The DEA would fly new Mexican entrants to its state-of-the-art facility in Quantico, Virginia, to train them on latest surveillance and policing techniques. U.S. officials also vetted them, including with polygraph tests.
A second Mexican SIU unit, based inside the Attorney General’s Office and independent of Lopez Obrador’s government, continues to operate.
For Mike Vigil, the DEA’s former chief of international operations, the SIU closure and Lopez Obrador’s curbing of security cooperation will hurt both countries.
“It will mean more drugs going to the United States and more violence in Mexico,” he said.
SHOOTING ITSELF IN THE FOOT
The SIU’s closure is the latest example of the breakdown in cooperation between the DEA and Mexico since Lopez Obrador assumed power in 2018 and vowed to overhaul the country’s security policy.
Angered by the soaring bloodshed he blamed on the heavy-handed tactics of his predecessors, Lopez Obrador sought to implement a less confrontational policing style and pledged to tackle what he claims are the root causes of the violence, such as poverty, instead of hunting down cartel chiefs.
The president also made it harder for foreign security officials to operate inside Mexico, rebuking the DEA over its modus operandi which he said equated to trampling on Mexico’s sovereignty.
Privately, U.S. officials say Mexico’s vital role in blocking the flow of migrants from Latin America – a priority for Washington – leaves them with limited leverage to pressure Lopez Obrador on other issues, such as security cooperation.
Though the SIU’s reputation was damaged when its former chief, Ivan Reyes Arzate, was detained in 2017 and pleaded guilty in a U.S. court to taking bribes to leak tips to a drug gang, the unit was seen as vital by DEA officials who needed Mexican officers to help their investigations in the country.
Alarm bells for the future of the unit rang in 2019, when Lopez Obrador mothballed the Federal Police – inside which the SIU was based – to create a new force called the National Guard.
DEA agents kept working with Mexican counterparts for a while, especially in Mexico City’s airport where SIU officers were intercepting smuggled fentanyl, a hyper-potent synthetic drug blamed for soaring overdoses in the United States.
But security cooperation between the DEA and Mexico plummeted to a fresh low in Oct. 2020 when U.S. security officials in Los Angeles detained Mexico’s former defense minister Salvador Cienfuegos, alleging he colluded with a drug cartel.
U.S. prosecutors swiftly released Cienfuegos, citing “sensitive” foreign policy considerations, but Lopez Obrador accused the DEA of having “little professionalism” and of fabricating evidence in the case.
In Dec. 2020, Lopez Obrador’s government stripped foreign agents of diplomatic immunity and forced Mexican officials to write reports on interactions with security officers from abroad.
“That was the nail in the coffin,” the DEA agent said.
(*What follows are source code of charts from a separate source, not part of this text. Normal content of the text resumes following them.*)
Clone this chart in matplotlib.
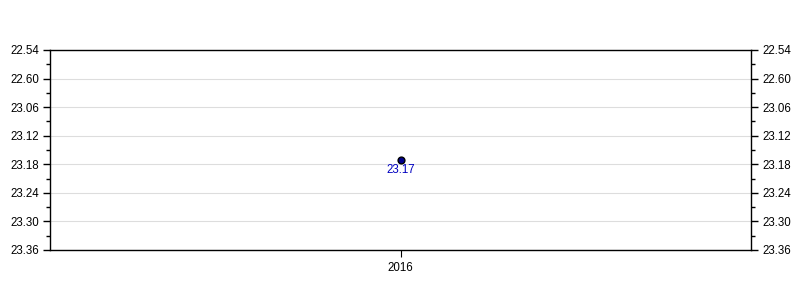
import matplotlib
matplotlib.use("Agg")
import matplotlib.pyplot as plt
from matplotlib.ticker import FixedLocator

plt.rcParams['font.family'] = ['Liberation Sans', 'DejaVu Sans']

categories = ["2016"]
values_sec = [23 * 60 + 17]          # 23.17 (min.sec)
value_labels = ["23.17"]
ytick_secs = [1374, 1380, 1386, 1392, 1398, 1404, 1410, 1416]
ytick_labels = ["22.54", "22.60", "23.06", "23.12", "23.18", "23.24", "23.30", "23.36"]

fig = plt.figure(figsize=(8, 3), dpi=100)
ax = fig.add_axes([50/800, 50/300, 701/800, 200/300])

x = list(range(len(categories)))
ax.scatter(x, values_sec, s=24, color='#00008b', edgecolors='black', linewidths=1, zorder=3)
for xi, v, lab in zip(x, values_sec, value_labels):
    ax.annotate(lab, (xi, v), xytext=(0, -7.5), textcoords='offset points',
                ha='center', va='center', color='#0000c0', fontsize=8.3)

ax.set_xlim(-0.5, 0.5)
ax.set_ylim(1416, 1374)
ax.set_xticks(x)
ax.set_xticklabels(categories, fontsize=8.3)
ax.set_yticks(ytick_secs)
ax.set_yticklabels(ytick_labels, fontsize=8.3)
ax.yaxis.set_minor_locator(FixedLocator([s + 3 for s in ytick_secs[:-1]]))
ax.tick_params(axis='y', which='both', left=True, right=True, labelleft=True, labelright=True,
               direction='out', length=5, width=1, colors='black', pad=3)
ax.tick_params(axis='y', which='minor', length=3)
ax.tick_params(axis='x', direction='out', length=5)
ax.grid(axis='y', which='major', color='#dddddd', linewidth=0.8)
ax.set_axisbelow(True)
for s in ax.spines.values():
    s.set_color('black')
    s.set_linewidth(1)

fig.savefig("out.png", dpi=100)
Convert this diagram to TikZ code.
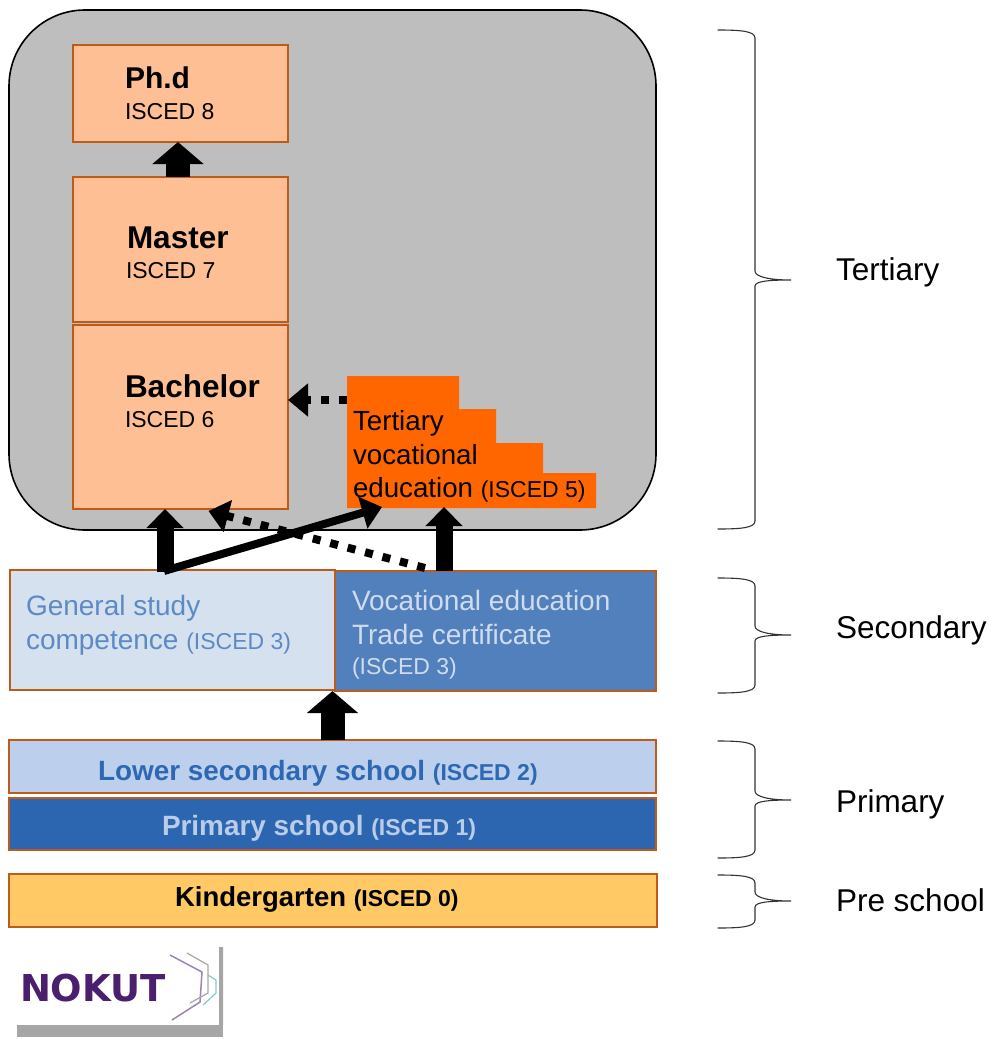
\documentclass[tikz,border=0pt]{standalone}
\usepackage{fontspec}
\setmainfont{Liberation Sans}
\newfontfamily\logofont{DejaVu Sans}
\usetikzlibrary{arrows.meta}
\definecolor{peach}{HTML}{FFBF94}
\definecolor{edgeo}{HTML}{BE5A1A}
\definecolor{greybg}{HTML}{BEBEBE}
\definecolor{orangeT}{HTML}{FF6600}
\definecolor{genfill}{HTML}{D6E1F0}
\definecolor{genink}{HTML}{5C8AC4}
\definecolor{vocfill}{HTML}{5180BD}
\definecolor{vocink}{HTML}{CFDCEE}
\definecolor{lowfill}{HTML}{BCD0ED}
\definecolor{lowink}{HTML}{2E68B2}
\definecolor{prifill}{HTML}{2D66B0}
\definecolor{priink}{HTML}{B9CDE9}
\definecolor{kinfill}{HTML}{FFCA66}
\definecolor{nokut}{HTML}{4A1F6E}
\newcommand{\fs}[1]{\fontsize{#1}{#1}\selectfont}
\tikzset{
  x=1pt,y=-1pt,
  boxn/.style={draw=edgeo,line width=1.5pt,inner sep=0pt,outer sep=0pt},
  txt/.style={anchor=base west,inner sep=0pt,outer sep=0pt},
  blockA/.style={line width=17pt,-{Triangle[length=19pt,width=36pt]}},
  blockB/.style={line width=24pt,-{Triangle[length=22pt,width=50pt]}},
  slim/.style={line width=8pt,-{Triangle[length=20pt,width=32pt]}},
  dots/.style={line width=8pt,dash pattern=on 8pt off 10pt,-{Triangle[length=20pt,width=32pt]}},
  brace/.style={draw=black!80,line width=1.1pt,line cap=round},
}
\newcommand{\bracket}[4]{% top, mid, bottom, name
  \coordinate (#4a) at (718,#1);
  \coordinate (#4t) at (791,#2);
  \coordinate (#4b) at (718,#3);
  \draw[brace] (#4a) .. controls (740,#1) and (755,#1+1) .. (755,#1+8)
    -- (755,#2-9) .. controls (755,#2-3) and (770,#2) .. (#4t)
    .. controls (770,#2) and (755,#2+1) .. (755,#2+6)
    -- (755,#3-8) .. controls (755,#3-1) and (740,#3) .. (#4b);
}
\begin{document}
\begin{tikzpicture}
\useasboundingbox (0,0) rectangle (991,1039);
% background panel
\node[draw=black,line width=1.6pt,fill=greybg,rounded corners=76pt,minimum width=647pt,minimum height=520pt,inner sep=0pt,outer sep=0pt] (panel) at (332.5,270) {};
% tertiary boxes
\node[boxn,fill=peach,minimum width=215pt,minimum height=97pt] (phd) at (180.5,93.5) {};
\node[boxn,fill=peach,minimum width=215pt,minimum height=145pt] (master) at (180.5,249.5) {};
\node[boxn,fill=peach,minimum width=215pt,minimum height=184pt] (bach) at (180.5,417) {};
\node[txt,font=\bfseries\fs{30}] (phdT) at (125,88) {Ph.d};
\node[txt,font=\fs{23}] (phdS) at (125,119) {ISCED 8};
\node[txt,font=\bfseries\fs{31.5}] (masT) at (127,248) {Master};
\node[txt,font=\fs{23}] (masS) at (126,278) {ISCED 7};
\node[txt,font=\bfseries\fs{31.5}] (baT) at (125,397) {Bachelor};
\node[txt,font=\fs{23}] (baS) at (125,427) {ISCED 6};
% stair
\fill[orangeT] (347,376) -- (459,376) -- (459,409) -- (496,409) -- (496,443) -- (543,443) -- (543,473) -- (596,473) -- (596,508) -- (347,508) -- cycle;
\coordinate (stairL) at (347,400);
\coordinate (stairB) at (444,507);
\coordinate (stairD) at (382,507);
\node[txt,font=\fs{27.7}] (t1) at (353,430) {Tertiary};
\node[txt,font=\fs{27.7}] (t2) at (353,464) {vocational};
\node[txt,font=\fs{27.7}] (t3) at (353,497) {education \fs{23}(ISCED 5)};
% secondary
\node[boxn,fill=genfill,minimum width=325pt,minimum height=120pt] (gen) at (172.5,630) {};
\node[boxn,fill=vocfill,minimum width=321pt,minimum height=120pt] (voc) at (495.5,631) {};
\node[txt,font=\fs{28},text=genink] (g1) at (26,615) {General study};
\node[txt,font=\fs{28},text=genink] (g2) at (26,649) {competence \fs{23}(ISCED 3)};
\node[txt,font=\fs{28},text=vocink] (v1) at (352,610) {Vocational education};
\node[txt,font=\fs{28},text=vocink] (v2) at (352,644) {Trade certificate};
\node[txt,font=\fs{23},text=vocink] (v3) at (352,674) {(ISCED 3)};
% bars
\node[boxn,fill=lowfill,minimum width=647pt,minimum height=53pt] (low) at (332.5,766.5) {};
\node[boxn,fill=prifill,minimum width=647pt,minimum height=52pt] (pri) at (332.5,824) {};
\node[boxn,fill=kinfill,minimum width=648pt,minimum height=53pt] (kin) at (333,900.5) {};
\node[txt,font=\bfseries\fs{27.9},text=lowink] (lowT) at (98,780) {Lower secondary school \fs{23}(ISCED 2)};
\node[txt,font=\bfseries\fs{27.9},text=priink] (priT) at (162,835) {Primary school \fs{23}(ISCED 1)};
\node[txt,font=\bfseries\fs{27.5}] (kinT) at (175,906) {Kindergarten \fs{23}(ISCED 0)};
% arrows
\draw[blockB] ([xshift=-2.5pt]master.north) -- ([xshift=-2.5pt]phd.south);
\draw[blockB] (low.north |- low.north) -- (low.north |- voc.south);
\draw[blockA] (gen.north -| bach.south west) ++(92,2) coordinate (genU) -- (genU |- bach.south);
\draw[blockA] (stairB |- voc.north) -- (stairB);
\draw[slim] ([xshift=-1pt,yshift=1pt]genU) -- (stairD);
\draw[dots] (425,568) coordinate (vocD) -- ([xshift=28pt,yshift=-2pt]bach.south);
\draw[dots] (stairL) -- (bach.east |- stairL);
% brackets
\bracket{30}{280}{529}{bt}
\bracket{578}{635}{693}{bs}
\bracket{741}{800}{858}{bp}
\bracket{875}{901}{928}{bk}
\node[txt,font=\fs{31.5}] (lT) at (836,280) {Tertiary};
\node[txt,font=\fs{31.5}] (lS) at (836,638) {Secondary};
\node[txt,font=\fs{31.5}] (lP) at (836,812) {Primary};
\node[txt,font=\fs{31.5}] (lK) at (836,911) {Pre school};
% logo
\fill[black!35] (17,1025) -- (223,1025) -- (223,947) -- (219,947) -- (219,1025) -- cycle;
\fill[black!35] (17,1025) rectangle (223,1037);
\draw[line width=1.5pt,nokut!55!white] (170,955) -- (202,972) -- (200,1002) -- (172,1020);
\draw[line width=1.2pt,black!35] (187,953) -- (208,965) -- (208,993) -- (190,1003);
\draw[line width=1.2pt,teal!45!white] (208,975) -- (216,980) -- (216,993) -- (203,1005);
\node[txt,font=\logofont\bfseries\fs{37},text=nokut] (logo) at (20,1001) {NOKUT};
\end{tikzpicture}
\end{document}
Months later the SIU was shut down.
By the time the unit was formally wound up it had, according to the DEA agent, already been inoperative for some time as Mexico’s National Guard prioritized the deterrence of violence over investigations of drug cartels.
But with more than 33,000 homicides recorded in Mexico last year, Vigil, the ex-DEA agent, said closing an elite unit that goes after organized crime groups responsible for most of the murders doesn’t make sense.
“Mexico is shooting itself in the foot,” he said.